If your healthcare organization performs data abstraction internally (rather than outsourcing it), you likely recognize that it can sometimes be challenging to find the time and staff necessary for chart abstraction. Abstraction can be tedious and it often gets pushed aside to make room for more obviously relevant tasks. However, while it can be tempting to deprioritize abstraction, the truth is that the work is extremely important.
Here are five reasons why you should think of abstraction as less of a headache, and more of a process that benefits you and your patients:
- Your mission is to provide top notch clinical care.
Obviously your aim is to provide the very best care to patients. So you need to continuously make improvements and provide better care day after day. Insights garnered from clinical data enable you to understand how you are performing and where you need to make improvements in order to make care safer and more effective.
- You want to be viewed as an attractive option for healthcare needs. Consumers have choices when it comes to healthcare providers. Now, more than ever before, consumers are using publicly reported data to make decisions about their care. You need accurate and reliable data to submit for public reporting. And you need that data to prove you are capable of providing high quality care and exceptionally good outcomes for patients.
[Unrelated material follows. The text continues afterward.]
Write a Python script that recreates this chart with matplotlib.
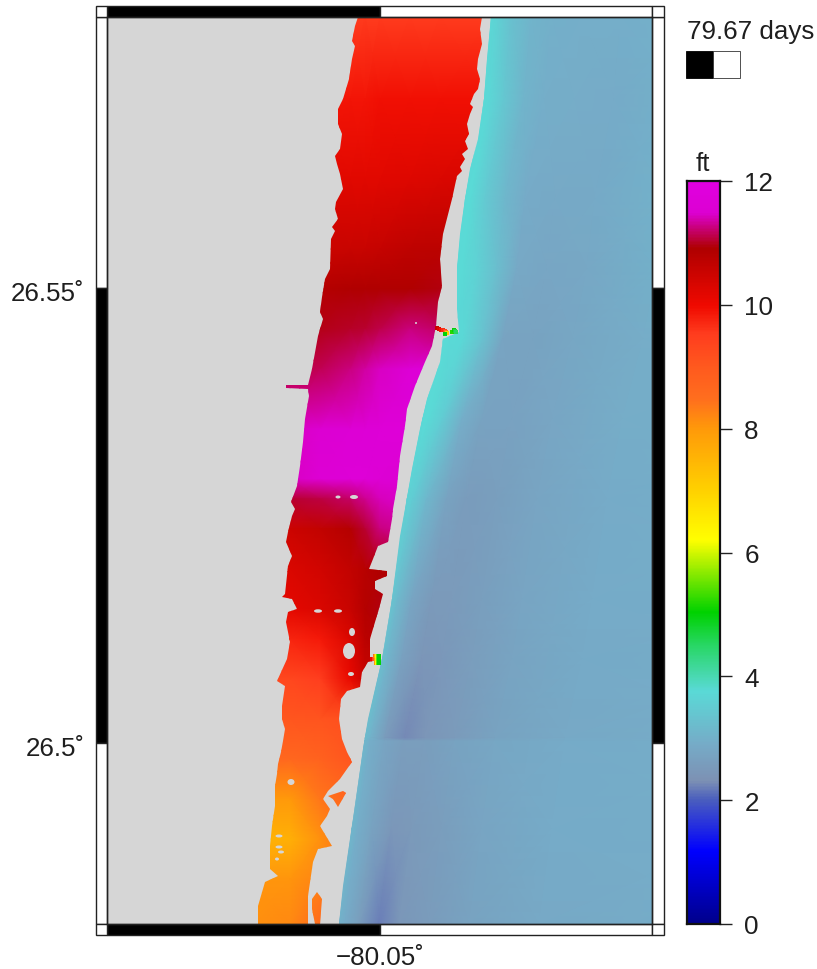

- Your organization deserves to be recognized for its achievements. By reporting data through various recognition programs you can earn awards and endorsements that will give you a competitive advantage in the healthcare marketplace.
- You are required to meet quality standards to earn reimbursements and avoid penalties. The rules for getting paid in healthcare havechanged. Now, payment is based on performance. Therefore, you need data to help you see whether you are on track to meet quality measures or if you need to make adjustments in order to earn reimbursements.
- You are an integral part of industry-wide healthcare improvement. Quality improvement really is the number one reason for abstracting data from medical charts. But the improvement isn’t just within your organization. By reporting to registries and other outlets, you are sharing valuable information that can lead to the development of new guidelines and industry-wide improvements.